[Information provided]
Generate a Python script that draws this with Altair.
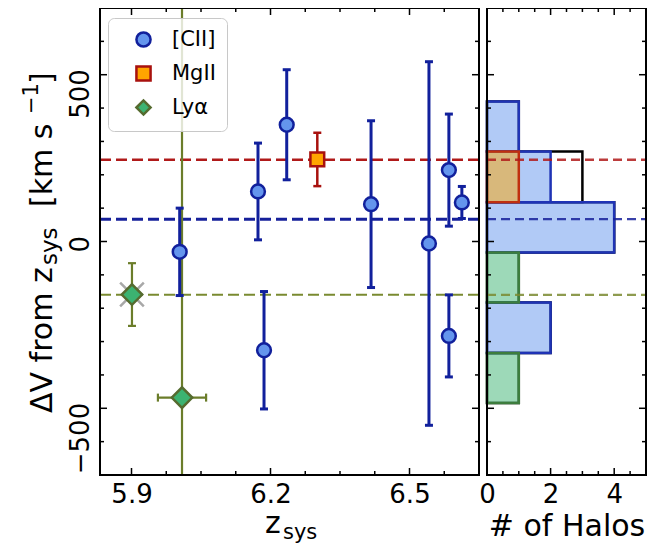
import altair as alt
import pandas as pd

FONT = "DejaVu Sans"

# ---------------- data ----------------
# [CII] haloes
cii_z = [6.004, 6.173, 6.235, 6.186, 6.417, 6.542, 6.585, 6.585, 6.613]
cii_dv = [-31, 150, 350, -326, 112, -6, 214, -283, 117]
cii_err = [131, 145, 165, 176, 250, 545, 168, 123, 48]
# MgII
mg_z = [6.301]
mg_dv = [246]
mg_err = [80]
# Ly-alpha
lya_z = [5.901, 6.009]
lya_dv = [-159, -468]
lya_err = [94, 2000]
lya_zerr = [0.0, 0.052]
# flagged (grey cross) object
flag_z = [5.901]
flag_dv = [-159]

# mean offsets (dashed lines)
mean_series = ["[CII]", "MgII", "Lyα"]
mean_dv = [67, 245, -160]

# histogram bins (edges in km/s, counts)
tot_lo = [270, 118, -33, -183, -334, -484]
tot_hi = [420, 270, 118, -33, -183, -334]
tot_n = [1, 3, 4, 1, 2, 1]
hcii_lo = [270, 118, -33, -334]
hcii_hi = [420, 270, 118, -183]
hcii_n = [1, 2, 4, 2]
hmg_lo = [118]
hmg_hi = [270]
hmg_n = [1]
hlya_lo = [-183, -484]
hlya_hi = [-33, -334]
hlya_n = [1, 1]

# tick values
y_major = [-500, 0, 500]
y_minor = [-600, -400, -300, -200, -100, 100, 200, 300, 400, 600]
zl_major = [5.9, 6.2, 6.5]
zl_minor = [5.975, 6.05, 6.125, 6.275, 6.35, 6.425, 6.575]
n_major = [0, 2, 4]
n_minor = [0.5, 1, 1.5, 2.5, 3, 3.5, 4.5]

series_dom = ["[CII]", "MgII", "Lyα"]

# ---------------- styles ----------------
CII_FILL, CII_EDGE = "#6495ed", "#11209c"
MG_FILL, MG_EDGE = "#ffa500", "#a8110e"
LYA_FILL, LYA_EDGE = "#3cb371", "#556b2f"
OLIVE = "#6b7d2a"
MEAN_COL = {"[CII]": "#16209a", "MgII": "#b01a1a", "Lyα": "#7a8a30"}
MEAN_W = {"[CII]": 3, "MgII": 2.5, "Lyα": 2}

W_L, R0, W, H = 379, 387, 546, 467
MAJ, MIN = 7, 4

xl_scale = alt.Scale(domain=[5.832, 6.65], range=[0, W_L], nice=False, zero=False)
xr_scale = alt.Scale(domain=[0, 5], range=[R0, W], nice=False, zero=False)
y_scale = alt.Scale(domain=[-700, 700], nice=False, zero=False)

common_lab = dict(labelFontSize=26, labelFont=FONT, labelColor="black",
                  labelFlush=False, labelOverlap=False, ticks=False,
                  domain=False, grid=False)
xl_axis = alt.Axis(orient="bottom", values=zl_major, format=".1f", title=None,
                   labelPadding=6, **common_lab)
xr_axis = alt.Axis(orient="bottom", values=n_major, format="d", title="# of Halos",
                   titleFontSize=30, titleFont=FONT, titleFontWeight="normal",
                   titleColor="black", titleBaseline="alphabetic", titleY=60,
                   labelPadding=6, **common_lab)
y_axis = alt.Axis(orient="left", values=y_major, title=None, labelAngle=270,
                  labelAlign="right", labelBaseline="bottom", labelPadding=7,
                  labelOffset=-6, **common_lab)


def XL(f):
    return alt.X(f, type="quantitative", scale=xl_scale, axis=xl_axis)


def XR(f):
    return alt.X(f, type="quantitative", scale=xr_scale, axis=xr_axis)


def Y(f):
    return alt.Y(f, type="quantitative", scale=y_scale, axis=y_axis)


leg = alt.Legend(title=None, orient="none", legendX=8, legendY=10,
                 fillColor="rgba(255,255,255,0.8)", strokeColor="#c8c8c8",
                 cornerRadius=6, padding=11, labelFontSize=21, labelFont=FONT,
                 labelColor="black", symbolSize=200, symbolStrokeWidth=2.5,
                 rowPadding=9, symbolOffset=14, labelOffset=18)
shape_sc = alt.Scale(domain=series_dom, range=["circle", "square", "diamond"])
fill_sc = alt.Scale(domain=series_dom, range=[CII_FILL, MG_FILL, LYA_FILL])
stroke_sc = alt.Scale(domain=series_dom, range=[CII_EDGE, MG_EDGE, LYA_EDGE])

one = pd.DataFrame({"k": [0]})

cii = pd.DataFrame({"z": cii_z, "dv": cii_dv, "err": cii_err, "series": "[CII]"})
mg = pd.DataFrame({"z": mg_z, "dv": mg_dv, "err": mg_err, "series": "MgII"})
lya = pd.DataFrame({"z": lya_z, "dv": lya_dv, "err": lya_err, "zerr": lya_zerr,
                    "series": "Lyα"})
flag = pd.DataFrame({"z": flag_z, "dv": flag_dv})
pts = pd.concat([cii, mg, lya[["z", "dv", "err", "series"]]], ignore_index=True)
means = pd.DataFrame({"series": mean_series, "dv": mean_dv})


def errbars(df, color, width, cap=8, clip=False):
    b = alt.Chart(df).transform_calculate(lo="datum.dv - datum.err",
                                          hi="datum.dv + datum.err")
    bar = b.mark_rule(color=color, strokeWidth=width, clip=clip).encode(
        x=XL("z"), y=Y("lo"), y2="hi:Q")
    c1 = b.mark_tick(orient="horizontal", size=cap, thickness=width, color=color,
                     opacity=1, clip=clip).encode(x=XL("z"), y=Y("lo"))
    c2 = b.mark_tick(orient="horizontal", size=cap, thickness=width, color=color,
                     opacity=1, clip=clip).encode(x=XL("z"), y=Y("hi"))
    return [bar, c1, c2]


def txt(s, x, y, size, angle=0, align="left"):
    return alt.Chart(one).mark_text(text=s, font=FONT, fontSize=size, angle=angle,
                                    align=align, baseline="alphabetic",
                                    color="black").encode(x=alt.value(x), y=alt.value(y))


def yticks(vals, x0, x1):
    d = pd.DataFrame({"v": vals})
    return alt.Chart(d).mark_rule(color="black", strokeWidth=1.5).encode(
        x=alt.value(x0), x2=alt.value(x1), y=Y("v"))


def xticks(vals, enc, length):
    d = pd.DataFrame({"v": vals})
    t = alt.Chart(d).mark_rule(color="black", strokeWidth=1.5).encode(
        x=enc("v"), y=alt.value(0), y2=alt.value(length))
    b = alt.Chart(d).mark_rule(color="black", strokeWidth=1.5).encode(
        x=enc("v"), y=alt.value(H - length), y2=alt.value(H))
    return [t, b]


# ---------------- left panel ----------------
left_layers = []
for s in mean_series:
    left_layers.append(
        alt.Chart(means[means.series == s]).mark_rule(
            color=MEAN_COL[s], strokeWidth=MEAN_W[s], strokeDash=[11, 5]).encode(
            y=Y("dv"), x=alt.value(0), x2=alt.value(W_L)))

left_layers += errbars(lya, OLIVE, 2.2, clip=True)
hb = alt.Chart(lya).transform_filter("datum.zerr > 0").transform_calculate(
    zlo="datum.z - datum.zerr", zhi="datum.z + datum.zerr")
left_layers.append(hb.mark_rule(color=OLIVE, strokeWidth=2.2).encode(
    x=XL("zlo"), x2="zhi:Q", y=Y("dv")))
left_layers.append(hb.mark_tick(orient="vertical", size=8, thickness=2.2, color=OLIVE,
                                opacity=1).encode(x=XL("zlo"), y=Y("dv")))
left_layers.append(hb.mark_tick(orient="vertical", size=8, thickness=2.2, color=OLIVE,
                                opacity=1).encode(x=XL("zhi"), y=Y("dv")))
left_layers += errbars(cii, CII_EDGE, 3)
left_layers += errbars(mg, MG_EDGE, 2.5)

left_layers.append(alt.Chart(flag).mark_point(
    shape="M-1,-1L1,1M-1,1L1,-1", filled=False, stroke="#a8a8a8", strokeWidth=2.5,
    size=560, opacity=1).encode(x=XL("z"), y=Y("dv")))

enc_pts = dict(x=XL("z"), y=Y("dv"),
               shape=alt.Shape("series:N", scale=shape_sc, legend=leg),
               fill=alt.Fill("series:N", scale=fill_sc, legend=leg),
               stroke=alt.Stroke("series:N", scale=stroke_sc, legend=leg))
left_layers.append(alt.Chart(pts).transform_filter("datum.series != 'Lyα'").mark_point(
    filled=True, size=190, strokeWidth=2.5, opacity=1, fillOpacity=1).encode(**enc_pts))
left_layers.append(alt.Chart(pts).transform_filter("datum.series == 'Lyα'").mark_point(
    filled=True, size=420, strokeWidth=2.5, opacity=1, fillOpacity=1).encode(**enc_pts))

# inward ticks, left panel
left_layers.append(yticks(y_major, 0, MAJ))
left_layers.append(yticks(y_minor, 0, MIN))
left_layers.append(yticks(y_major, W_L - MAJ, W_L))
left_layers.append(yticks(y_minor, W_L - MIN, W_L))
left_layers += xticks(zl_major, XL, MAJ)
left_layers += xticks(zl_minor, XL, MIN)

left_layers.append(alt.Chart(one).mark_rect(filled=False, stroke="black",
                                            strokeWidth=2).encode(
    x=alt.value(0), x2=alt.value(W_L), y=alt.value(0), y2=alt.value(H)))

# axis titles built from pieces (sub/superscripts)
left_layers += [
    txt("z", 165, 525, 30),
    txt("sys", 183, 531, 21),
    txt("ΔV from z", -48, 405, 30, angle=270),
    txt("sys", -43, 257, 23, angle=270),
    txt("[km s", -48, 199, 30, angle=270),
    txt("−1", -62, 106, 21, angle=270),
    txt("]", -48, 76, 30, angle=270),
]

left = alt.layer(*left_layers)

# ---------------- right panel ----------------
def hist(lo, hi, n, fill, stroke, fop):
    d = pd.DataFrame({"lo": lo, "hi": hi, "n": n})
    return alt.Chart(d).transform_calculate(c0="0").mark_rect(
        fill=fill, fillOpacity=fop, stroke=stroke, strokeWidth=2.5).encode(
        x=XR("c0"), x2="n:Q", y=Y("lo"), y2="hi:Q")


right_layers = [
    hist(tot_lo, tot_hi, tot_n, "white", "black", 0),
    hist(hcii_lo, hcii_hi, hcii_n, CII_FILL, "#1f33b5", 0.5),
    hist(hmg_lo, hmg_hi, hmg_n, MG_FILL, "#c0300f", 0.5),
    hist(hlya_lo, hlya_hi, hlya_n, LYA_FILL, "#3d7d3d", 0.5),
]
for s in mean_series:
    right_layers.append(
        alt.Chart(means[means.series == s]).mark_rule(
            color=MEAN_COL[s], strokeWidth=2.4, strokeDash=[9, 5], opacity=0.85).encode(
            y=Y("dv"), x=alt.value(R0), x2=alt.value(W)))

right_layers.append(yticks(y_major, R0, R0 + MAJ))
right_layers.append(yticks(y_minor, R0, R0 + MIN))
right_layers.append(yticks(y_major, W - MAJ, W))
right_layers.append(yticks(y_minor, W - MIN, W))
right_layers += xticks(n_major, XR, MAJ)
right_layers += xticks(n_minor, XR, MIN)
right_layers.append(alt.Chart(one).mark_rect(filled=False, stroke="black",
                                             strokeWidth=2).encode(
    x=alt.value(R0), x2=alt.value(W), y=alt.value(0), y2=alt.value(H)))

right = alt.layer(*right_layers)

chart = alt.layer(left, right).resolve_scale(x="independent").properties(
    width=W, height=H,
    padding={"left": 92, "top": 0, "right": 6, "bottom": 70},
    autosize=alt.AutoSizeParams(type="none"),
).configure_view(strokeWidth=0)

chart.save("out.html", embed_options={"renderer": "svg", "actions": False})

[What is expected] Without the pictures, please reproduce each line of the listing above exactly, from the first one through the line bearing "hlya_n = [1, 1]".

[Answer]
Generate a Python script that draws this with Altair.
import altair as alt
import pandas as pd

FONT = "DejaVu Sans"

# ---------------- data ----------------
# [CII] haloes
cii_z = [6.004, 6.173, 6.235, 6.186, 6.417, 6.542, 6.585, 6.585, 6.613]
cii_dv = [-31, 150, 350, -326, 112, -6, 214, -283, 117]
cii_err = [131, 145, 165, 176, 250, 545, 168, 123, 48]
# MgII
mg_z = [6.301]
mg_dv = [246]
mg_err = [80]
# Ly-alpha
lya_z = [5.901, 6.009]
lya_dv = [-159, -468]
lya_err = [94, 2000]
lya_zerr = [0.0, 0.052]
# flagged (grey cross) object
flag_z = [5.901]
flag_dv = [-159]

# mean offsets (dashed lines)
mean_series = ["[CII]", "MgII", "Lyα"]
mean_dv = [67, 245, -160]

# histogram bins (edges in km/s, counts)
tot_lo = [270, 118, -33, -183, -334, -484]
tot_hi = [420, 270, 118, -33, -183, -334]
tot_n = [1, 3, 4, 1, 2, 1]
hcii_lo = [270, 118, -33, -334]
hcii_hi = [420, 270, 118, -183]
hcii_n = [1, 2, 4, 2]
hmg_lo = [118]
hmg_hi = [270]
hmg_n = [1]
hlya_lo = [-183, -484]
hlya_hi = [-33, -334]
hlya_n = [1, 1]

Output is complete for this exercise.